Several years ago, a colleague of mine in ministry shared this with me thinking I would really enjoy it. Needless to say, she was right!
When God’s Word says, “God is love” (1 John 4:8), it’s NOT saying there is this thing out there called ‘love’ and God measures up to it. There is no external standard of love to which God is accountable. There was no existing definition of love that existed before God’s love. God himself provides the essence and definition of love. So, if it was possible, dictionary writers ought to study God first then provide their definition of ‘love.’ The same is true of us. We ought to study God first, then provide a definition of love. The opposite is what happens. And it happens within the church as well.

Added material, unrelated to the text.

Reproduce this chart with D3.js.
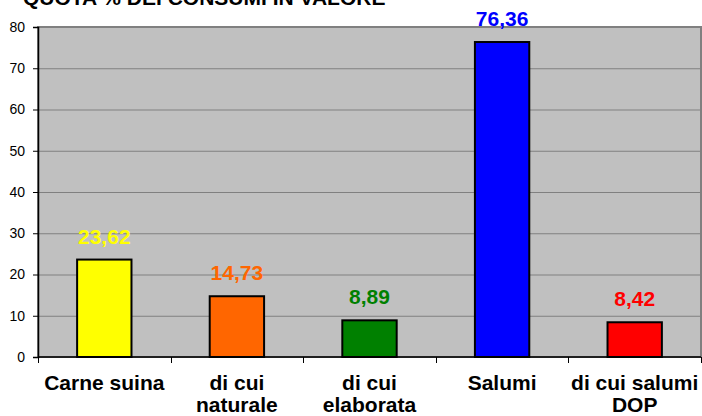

We need to remember the Scriptures talk about God’s love in a very nuanced fashion. We might say there are “five senses” to God’s love. First, there is the love God has for himself (John 3:35; 14:31). Second, we see God’s general love over all he has made (Matthew 5:43-45). Third, is God’s yearning love for the salvation of the world (John 3:16). Fourth, there is God’s particular, selecting love towards his elect (Malachi 1:2-3; Ephesians 5:25). Fifth, is God’s conditional love for his people (Jude 21; John 15:10).
What difference does this make? Christian cliches are interesting, but ultimately simplistic. To say, “God loves everybody the same” may be true when talking about the second “sense” of God’s love, but it’s certainly not true when talking about the fourth “sense” of God’s love. To say, “There’s nothing I can do that will make God love me more than he already does” may be true of the fourth “sense” of God’s love, but it’s certainly not true of the fifth “sense” of God’s love.
There are a couple of takeaways for us here. First, in order to know the Lord, as he has revealed himself to us, we will need long, sustained, thoughtful times reading his Word to us. There simply is no substitute nor shortcut. Second, this rich, nuanced understanding of God is practically helpful. To tell a Christian who is entrenched in sin “God loves everybody the same” is to do them a disservice. Such Christians need to be reminded they will remain in God’s love only if they do as he says. To tell a Christian riddled with insecurity over their standing with God that his love is conditional is to overburden them. Such Christians need to be reminded of God's particular, selecting love towards his elect.